Venerdì 5 settembre, nella splendida cornice del sito archeologico di
Tuscolo, Giorgio Albertazzi è stato protagonista delle Memorie di
Adriano, regia di Maurizio Scaparro, tratto dall’omonimo romanzo di
Margherite Yourcenar. La scrittrice ha cercato di rievocare, in questo
lavoro, il pensiero di Publio Elio Adriano, un imperatore romano singolare
perché amante della pace, delle scienze e delle arti. Egli stesso era
poeta, artista e soprattutto architetto. Suoi questi celebri versi che
hanno fatto vibrare di emozione tutti i presenti quando sono stati
declamati dal grande Albertazzi:
Animula vagula, blandula,
hospes comesque corporis
quae nunc abibis in loca
pallidula, rigida, nudula,
nec, ut soles, dabis iocos. |
Piccola anima smarrita e soave,
ospite
e compagna del corpo,
che
ora ti appresti a scendere in luoghi
incolori,
freddi, spogli,
mai
più ti abbandonerai ai giochi preferiti. |
Vi è mai capitato di dire, di fronte ad un’esperienza emozionale:
peccato che non potrò mai più “provarla” per la prima volta? Ebbene,
questo mi è capitato iersera! La poesia e la
dolcezza dello spirito di
Adriano, raccontata da una scrittrice estremamente sensibile, in un sito
pieno di storia, con un pubblico attento e in religioso silenzio hanno
fornito l’humus più adatto per coltivare un momento artistico
eccezionale nell’assoluto “silenzio dell’animo”, lontano dalla
folla rumorosa, lontano dai rumori del nostro tempo. Ci siamo immersi in
un “mondo gentile”. Un mondo che forse esiste ancora. Un mondo che,
anche se capace di esprimere asprezze eccessive, mantiene sempre la
capacità di esprimere anche una dolcissima gentilezza e un infinito
amore. Il vecchio Adriano è rappresentato come una figura affascinante
che riflette sulla sua vita, senza fretta, senza affanni, con serenità: “E
chi dice
morte esprime anche quel mondo misterioso al quale forse, per suo mezzo si
accede”. Egli si conduce a costruire, su questo tema, le sue
conclusioni, sempre legate in un rapporto umano indissolubile con i suoi
amori, i suoi amici, i suoi nemici. Adriano “si sentiva responsabile
delle bellezze del mondo” e non poteva, quindi, utilizzare il suo
potere per una crescita personale, ma a beneficio di una collettività
(come sarebbe bello se ancor oggi ci fosse qualcuno capace di applicare
questi pensieri!).
Circa 600 spettatori hanno partecipato emozionati alla prestazione
artistica del grandissimo Giorgio Albertazzi facendo attenzione a non
disturbare, neanche con il respiro, il monologo.
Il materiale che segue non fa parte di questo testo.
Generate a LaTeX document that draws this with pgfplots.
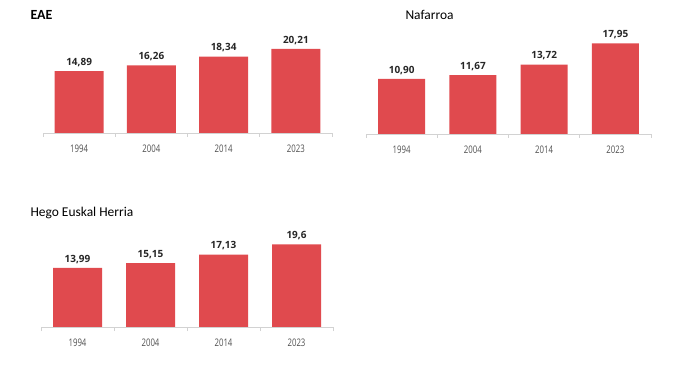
\documentclass[border=0pt]{standalone}
\usepackage{fontspec}
\setmainfont{Open Sans}
\newfontfamily\titlefont{Carlito}
\newfontfamily\tickfont[FakeStretch=0.75]{Open Sans}
\usepackage{pgfplots}
\pgfplotsset{compat=1.18}
\usepackage{pgfplotstable}
\definecolor{barred}{RGB}{224,74,78}
\definecolor{axgray}{RGB}{210,210,210}
\definecolor{tickgray}{RGB}{80,80,80}
\definecolor{lblgray}{RGB}{38,38,38}

\pgfplotstableread{
x y lbl
0 14.89 14,89
1 16.26 16,26
2 18.34 18,34
3 20.21 20,21
}\eae
\pgfplotstableread{
x y lbl
0 10.90 10,90
1 11.67 11,67
2 13.72 13,72
3 17.95 17,95
}\naf
\pgfplotstableread{
x y lbl
0 13.99 13,99
1 15.15 15,15
2 17.13 17,13
3 19.6 19,6
}\hego

\pgfplotsset{
  panel/.style={
    scale only axis, anchor=south west, clip=false,
    xmin=-0.5, xmax=3.5, ymin=0,
    axis y line=none, axis x line*=bottom,
    x axis line style={draw=axgray, line width=0.8bp},
    xtick={0,1,2,3}, xticklabels={1994,2004,2014,2023},
    major x tick style={draw=none},
    extra x ticks={-0.5,0.5,1.5,2.5,3.5}, extra x tick labels={},
    extra x tick style={tick align=outside, major tick length=4bp,
      major x tick style={draw=axgray, line width=0.8bp}},
    x tick label style={font=\tickfont\fontsize{10.5}{12}\selectfont, text=tickgray, yshift=-4.5bp},
    ybar,
    nodes near coords, point meta=explicit symbolic,
    nodes near coords style={font=\bfseries\fontsize{10}{12}\selectfont, text=lblgray, yshift=1bp},
  }
}

\begin{document}
\begin{tikzpicture}
\useasboundingbox (0,0) rectangle (681bp,379bp);

\node[anchor=base west, font=\titlefont\bfseries\fontsize{14}{16}\selectfont] at (27bp,359bp) {EAE};
\node[anchor=base west, font=\titlefont\fontsize{13.5}{15}\selectfont] at (402bp,359bp) {Nafarroa};
\node[anchor=base west, font=\titlefont\fontsize{13.5}{15}\selectfont] at (27bp,162bp) {Hego Euskal Herria};

\begin{axis}[panel, at={(43bp,246bp)}, width=289bp, height=104bp, ymax=25, bar width=49bp]
\addplot[fill=barred, draw=none] table[x=x, y=y, meta=lbl]{\eae};
\end{axis}

\begin{axis}[panel, at={(366bp,245bp)}, width=285bp, height=101bp, ymax=20, bar width=47bp]
\addplot[fill=barred, draw=none] table[x=x, y=y, meta=lbl]{\naf};
\end{axis}

\begin{axis}[panel, at={(41bp,52bp)}, width=292bp, height=105.5bp, ymax=25, bar width=49bp]
\addplot[fill=barred, draw=none] table[x=x, y=y, meta=lbl]{\hego};
\end{axis}
\end{tikzpicture}
\end{document}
L’evento, promosso dalla XI Comunità Montana del Lazio Castelli Romani
e Prenestini, in collaborazione con il Teatro di Roma, diretto da Giorgio
Albertazzi, è stato introdotto da Giuseppe De Righi, Presidente XI
Comunità Montana del Lazio Castelli Romani e Prenestini, alla presenza di
Franco Belleggia, Assessore alle Politiche archeologiche XI Comunità
Montana che ha voluto fortemente raggiungere questo obiettivo, di Maurizio
Scaparro, Direttore del Théâtre des Italiens, di Oberdan Forlenza,
Presidente del Teatro di Roma, di Anna Maria Reggiani,
Soprintendente per i Beni Archeologici del Lazio, di numerosi
Sindaci della comunità e di rappresentanti del Parlamento.
Alla fine del monologo un forte e prolungato applauso ha rappresentato il
giusto riconoscimento a tutti coloro che hanno contribuito alla
realizzazione di questa “magica” serata.
Albertazzi ha ringraziato il pubblico esprimendo la sua gioia per aver
“riaperto” il teatro romano del Tuscolo. “Aprire un teatro è
come aprire uno spazio di civiltà, è come aprire una nuova via di
cultura e di comunicazione fra
gli uomini” ha detto, tra l’altro, l’attore, concludendo con
questa frase: “...dove c’è uno spettatore, basta un tappeto ed un
attore ...e nasce un teatro”.
L’anno venturo, con le Tuscolanae disputationes di Cicerone, La
Compagnia Stabile del Teatro di Roma diretta da Giorgio Albertazzi
“rianimerà” il teatro romano di Tuscolo in questo sito che sarà,
dunque, la terza struttura archeologica fuori Roma che ospiterà
spettacoli, dopo i teatri di Ostia Antica e di Villa Adriana a Tivoli.